Inschriftenkatalog: Hohenlohekreis

Katalogartikel in chronologischer Reihenfolge.

DI 73: Hohenlohekreis (2008)

Nr. 26 Neuenstein, Schloß, Hohenlohe-Museum 3. D. 14. Jh.

Beschreibung

Kelch aus dem Öhringer Spital. Dauerleihgabe der Spitalstiftung, Inv.-Nr. Lei. G. Nr. 14. Silber vergoldet, gegossen, getrieben, graviert und emailliert. Runder Fuß über breiter Sockelplatte und flach abgerundeter Zarge; auf dem Fuß appliziertes getriebenes Rundmedaillon mit Darstellung der vera icon mit Kreuznimbus; zwischen Fußhals und rundem Schaft ein einfaches Wulstprofil. Zwischen den beiden glatten Schaftstücken der flache, ausladende Nodus, besetzt mit sechs rhombenförmigen Rotuli. Fünf der Rotuli tragen die vor flach eingetieftem Hintergrund erhaben hervortretenden Buchstaben des Mariennamens, der sechste Rotulus eine Rosette. Von der ursprünglichen blauen Emaillierung des Schriftgrundes sind nur mehr geringe Reste erhalten. In den Zwickeln des Nodus gravierte Fischblasen mit schlichter Maßwerkfüllung. Geradwandig aufsteigende, ausladende Kuppa. Die zugehörige, nur mit einem eingravierten Kreuz bezeichnete Patene ist ebenfalls erhalten (Inv.-Nr. Lei. G. Nr. 15).

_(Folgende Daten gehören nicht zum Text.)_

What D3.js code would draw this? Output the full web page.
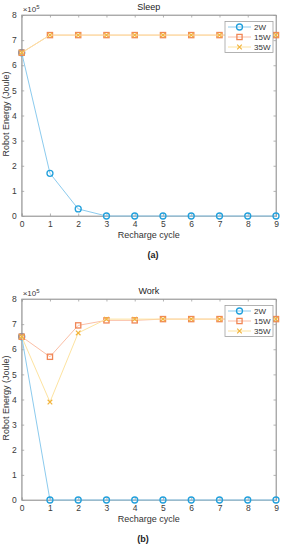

Schriftart(en): Gotische Majuskel.

© Heidelberger Akademie der Wissenschaften; Kraft Fürst zu Hohenlohe, Neuenstein [1/3]

  1. M//A//R//I//Aa)

Kommentar

Die Schäfte der Buchstaben sind tief gespalten, die Bögen des symmetrischen unzialen M, Bogen und Cauda des R sowie der geschwungene linke Schrägschaft des pseudounzialen A weisen charakteristische, spitz ausgezogene Bogenschwellungen auf, alle Sporen sind zu kleinen Dreiecken verdickt. Der Mittelbalken des A ist steil rechtsschräg ausgerichtet. Diese typische Ausprägung der Gotischen Majuskel weist in die zweite Hälfte, näherhin wohl in das letzte Drittel des 14. Jahrhunderts. Die Form von Kuppa und Nodus paßt zu diesem Zeitansatz.

Das Öhringer Spital wurde 1353 von Kraft III. von Hohenlohe und seiner Frau Anna geb. Landgräfin von Leuchtenberg als Versorgungsanstalt für Alte und Gebrechliche gestiftet, 1354 wurde die Neugründung durch den Würzburger Bischof bestätigt1. Das Spital, das mit einer Annen- und Elisabeth-Kapelle, Kaplanei und Friedhof ausgestattet war, wurde zunächst innerhalb der Stadtmauern2 an der – nicht genau zu bestimmenden – Stelle der kurz zuvor im Zuge der Judenverfolgungen abgebrochenen Synagoge errichtet. 1376 wurde der Standort dann vor die Stadtmauern auf die linke Ohrnseite verlegt. Die dort neu errichtete Kapelle wurde noch im selben Jahr geweiht. Der Kelch wurde vermutlich erst nach dieser Verlegung des Spitals in die neue Kapelle gestiftet.

Textkritischer Apparat

  1. Danach eine Rosette.

Anmerkungen

  1. Vgl. zur Geschichte des Spitals Karl Schumm, 600 Jahre Öhringer Spital, in: Hohenloher Chronik 1 (1953); Knoblauch I/1, 552–556; Taddey, Öhringen im späten Mittelalter 69–71.
  2. So Taddey, Öhringen im späten Mittelater 69 gegen Knoblauch I/1, 552.

Zitierhinweis:
DI 73, Hohenlohekreis, Nr. 26 (Harald Drös), in: www.inschriften.net, urn:nbn:de:0238-di073h016k0002601.